Given a sequence a[1],a[2],a[3]......a[n], your job is to calculate the max sum of a sub-sequence. For example, given (6,-1,5,4,-7), the max sum in this sequence is 6 + (-1) + 5 + 4 = 14.

Input

The first line of the input contains an integer T(1<=T<=20) which means the number of test cases. Then T lines follow, each line starts with a number N(1<=N<=100000), then N integers followed(all the integers are between -1000 and 1000).

Output

For each test case, you should output two lines. The first line is "Case #:", # means the number of the test case. The second line contains three integers, the Max Sum in the sequence, the start position of the sub-sequence, the end position of the sub-sequence. If there are more than one result, output the first one.
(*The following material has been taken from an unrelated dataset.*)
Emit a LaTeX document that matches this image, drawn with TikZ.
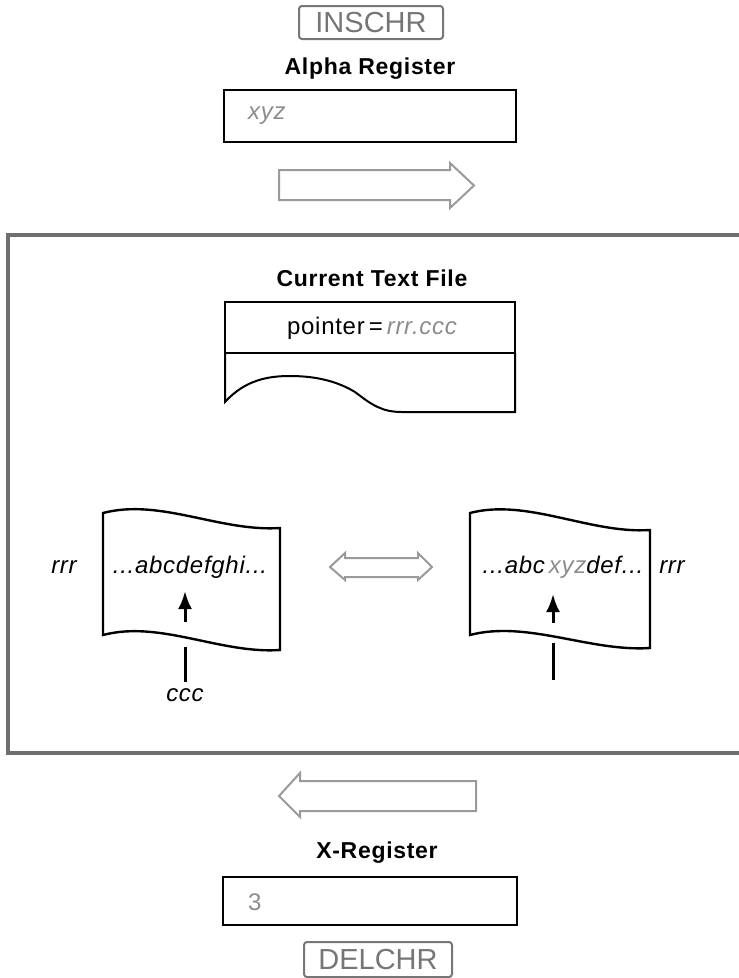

Output a blank line between two cases.

Sample Input

2
5 6 -1 5 4 -7
7 0 6 -1 1 -6 7 -5

Sample Output

Case 1:
14 1 4

Case 2:
7 1 6

#include <stdio.h>
#include <string.h>
#define MAXLEN 100001
const int MIN = -1000;
int num[MAXLEN];
int main()
{
    int caseN;
    while (scanf("%d", &caseN) != EOF)
    {
        int cas = 0;
        while (caseN--)
        {
            int n;
            int tmp = 1;
            int s = 0, e = 0;
            int sumMax = MIN;
            num[0] = 0;
            scanf("%d", &n);
            for (int i = 1; i <= n; i++)
            {
                scanf("%d", &num[i]);
                num[0] += num[i];
                if (num[0] > sumMax)
                {
                    sumMax = num[0];
                    s = tmp;
                    e = i;
                }

                if (num[0] < 0 )
                {
                    num[0] = 0;
                    tmp = i + 1;
                }
            }
            cas++;
            printf("Case %d:\n",cas);
            printf("%d %d %d\n", sumMax,s,e);
            if (caseN)
                printf("\n");
        }

    }
    return 0;
}